The problem is that the hardware keyboard is portuguese, that is why the software-offered English layout on the Portuguese keyboard gives unexpected and chaotic characters for most keys. So, I want the keyboard to be Portuguese by default (and hence I can always find the Y, the Z, the ?, the !, the %, the , the -, the +, the * etc characters), but I also want to keep the English display language. I do not want to believe that at Microsoft they never thought of this possibility, but it is likely a fact: there is no way to resolve this problem. But at least if I could deinstall English as keyboard language... But Windows 8 does not allow it unless I quit using English as a display language...


----------



## joeten (Dec 4, 2008)

*Re: Annoying keyboard layout*

Did you try this method How to Change Your Keyboard Layout in Windows 8


----------



## akofalvi (Dec 8, 2008)

*Re: Annoying keyboard layout*

Yepp, if you see screen captures 5 and 6 in this page, you can see that the uppermost option (default language for displaying the operation system) is taken as the default language layout for the keyboard, and Windows 8.1 keeps changing back to the English US layout however the keyboard is a Portuguese (or French, the same) one. 
I have two more languages enabled, one of them is the Portuguese exactly because of keyboard use.
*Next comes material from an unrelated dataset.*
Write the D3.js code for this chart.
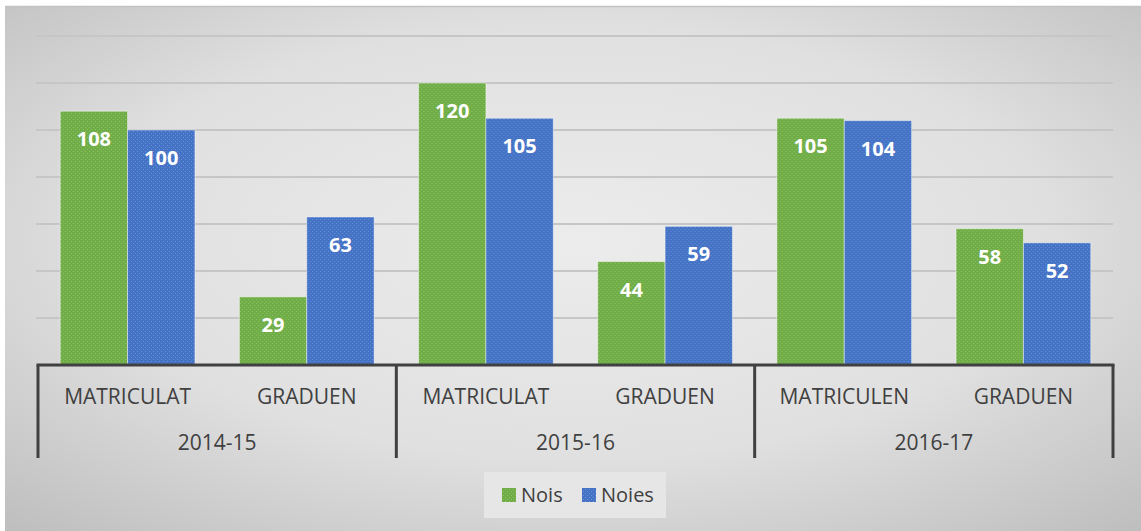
<!DOCTYPE html>
<html>
<head>
<meta charset="utf-8">
<script src="https://cdn.jsdelivr.net/npm/d3@7/dist/d3.min.js"></script>
<style>
  html, body { margin: 0; padding: 0; background: #fff; }
  svg { display: block; }
</style>
</head>
<body>
<svg id="chart" width="1141" height="531"></svg>
<script>
// ── Data ───────────────────────────────────────────────────────────────────
const years    = ['2014-15', '2015-16', '2016-17'];
const subcats  = ['MATRICULAT', 'GRADUEN', 'MATRICULAT', 'GRADUEN', 'MATRICULEN', 'GRADUEN'];
const series   = ['Nois', 'Noies'];
const nois     = [108, 29, 120, 44, 105, 58];
const noies    = [100, 63, 105, 59, 104, 52];
const yTicks   = [20, 40, 60, 80, 100, 120, 140];

const W = 1141, H = 531;
const plotL = 38, plotR = 1113, plotT = 36, base = 365;
const svg = d3.select('#chart');
const defs = svg.append('defs');

// background: soft radial grey like the Office theme
const bg = defs.append('radialGradient').attr('id', 'bg')
  .attr('cx', '50%').attr('cy', '45%').attr('r', '75%');
bg.append('stop').attr('offset', '0%').attr('stop-color', '#ececec');
bg.append('stop').attr('offset', '55%').attr('stop-color', '#e0e0e0');
bg.append('stop').attr('offset', '100%').attr('stop-color', '#bdbdbd');

// dotted fill patterns for bars
const colors = { Nois: '#70ad47', Noies: '#4472c4' };
const dots   = { Nois: '#8cc26a', Noies: '#6a90d8' };
series.forEach(s => {
  const p = defs.append('pattern').attr('id', 'pat-' + s)
    .attr('width', 4).attr('height', 4).attr('patternUnits', 'userSpaceOnUse');
  p.append('rect').attr('width', 4).attr('height', 4).attr('fill', colors[s]);
  p.append('rect').attr('x', 1).attr('y', 1).attr('width', 1).attr('height', 1).attr('fill', dots[s]);
  p.append('rect').attr('x', 3).attr('y', 3).attr('width', 1).attr('height', 1).attr('fill', dots[s]);
});

svg.append('rect').attr('x', 5).attr('y', 6).attr('width', W - 5).attr('height', H - 6)
  .attr('fill', 'url(#bg)');
svg.append('line').attr('x1', 5).attr('x2', W).attr('y1', 6.5).attr('y2', 6.5)
  .attr('stroke', '#c2c2c2').attr('stroke-width', 1.5);

// ── Scales ─────────────────────────────────────────────────────────────────
const idx = d3.range(subcats.length);
const x0 = d3.scaleBand().domain(idx).range([plotL, plotR]);
const x1 = d3.scaleBand().domain(series).range([0, x0.bandwidth()]).paddingOuter(0.33);
const y  = d3.scaleLinear().domain([0, 140]).range([base, plotT]);
const xg = d3.scaleBand().domain(years).range([plotL, plotR]);

// gridlines
svg.append('g').selectAll('line').data(yTicks).join('line')
  .attr('x1', plotL - 2).attr('x2', plotR)
  .attr('y1', d => y(d)).attr('y2', d => y(d))
  .attr('stroke', '#c6c6c6').attr('stroke-width', 2);

// bars
const rows = idx.map(i => ({ i, Nois: nois[i], Noies: noies[i] }));
const grp = svg.append('g').selectAll('g').data(rows).join('g')
  .attr('transform', d => `translate(${x0(d.i)},0)`);

grp.selectAll('rect').data(d => series.map(s => ({ s, v: d[s] }))).join('rect')
  .attr('x', d => x1(d.s)).attr('y', d => y(d.v))
  .attr('width', x1.bandwidth()).attr('height', d => base - y(d.v))
  .attr('fill', d => `url(#pat-${d.s})`)
  .attr('stroke', 'rgba(255,255,255,0.45)').attr('stroke-width', 1);

grp.selectAll('text').data(d => series.map(s => ({ s, v: d[s] }))).join('text')
  .attr('x', d => x1(d.s) + x1.bandwidth() / 2).attr('y', d => y(d.v) + 35)
  .attr('text-anchor', 'middle')
  .attr('font-family', 'Open Sans, sans-serif').attr('font-weight', 700)
  .attr('font-size', 20).attr('fill', '#fff')
  .text(d => d.v);

// ── Multi-level category axis ─────────────────────────────────────────────
const axis = svg.append('g');
axis.append('line').attr('x1', plotL - 1.5).attr('x2', plotR + 1.5).attr('y1', base).attr('y2', base)
  .attr('stroke', '#404040').attr('stroke-width', 3);
const seps = years.map(yr => xg(yr)).concat([plotR]);
axis.selectAll('line.sep').data(seps).join('line').attr('class', 'sep')
  .attr('x1', d => d).attr('x2', d => d).attr('y1', base).attr('y2', 458)
  .attr('stroke', '#404040').attr('stroke-width', 3);

axis.selectAll('text.sub').data(idx).join('text').attr('class', 'sub')
  .attr('x', i => x0(i) + x0.bandwidth() / 2).attr('y', 404)
  .attr('text-anchor', 'middle')
  .attr('font-family', 'Open Sans, sans-serif').attr('font-size', 21).attr('fill', '#404040')
  .text(i => subcats[i]);

axis.selectAll('text.yr').data(years).join('text').attr('class', 'yr')
  .attr('x', d => xg(d) + xg.bandwidth() / 2).attr('y', 450)
  .attr('text-anchor', 'middle')
  .attr('font-family', 'Open Sans, sans-serif').attr('font-size', 21).attr('fill', '#404040')
  .text(d => d);

// ── Legend ─────────────────────────────────────────────────────────────────
const lg = svg.append('g');
lg.append('rect').attr('x', 484).attr('y', 472).attr('width', 182).attr('height', 46)
  .attr('fill', '#e6e6e6');
const lx = { Nois: 502, Noies: 582 };
series.forEach(s => {
  lg.append('rect').attr('x', lx[s]).attr('y', 488).attr('width', 14).attr('height', 14)
    .attr('fill', `url(#pat-${s})`);
  lg.append('text').attr('x', lx[s] + 19).attr('y', 502)
    .attr('font-family', 'Open Sans, sans-serif').attr('font-size', 20).attr('fill', '#404040')
    .text(s);
});
</script>
</body>
</html>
Without enabling the Portuguese language as a second option I would not be able to correctly use the keyboard. But of course, I do not want to put the Portuguese language as the default language (that would set the keyboard in the correct layout but also, it would change the Windows default display language as Portuguese). 
This is the discrepancy: why cannot we set different default language for Windows and for the keyboard, if the keyboard is not always the US layout in other countries of the world?

In other words, Microsoft assumes that in one country, only native speakers by computers. Such as in the US, only English-speakers, in Portugal, only Portuguese-speakers etc. Why it never occur to anyone that e.g. in Portugal, an English-speaker has to buy a laptop? Strange.


----------



## joeten (Dec 4, 2008)

*Re: Annoying keyboard layout*

All I see here is an overide option Add a keyboard layout - Microsoft Windows Help
and this on input language Add or change an input language


----------



## akofalvi (Dec 8, 2008)

*Re: Annoying keyboard layout*

Thank you!!! I think this helped me a lot! 
Have a nice day!


----------



## joeten (Dec 4, 2008)

*Re: Annoying keyboard layout*

Glad to hear it,if this solved your issue please use the thread tools near the top of the page to mark this solved thanks.


----------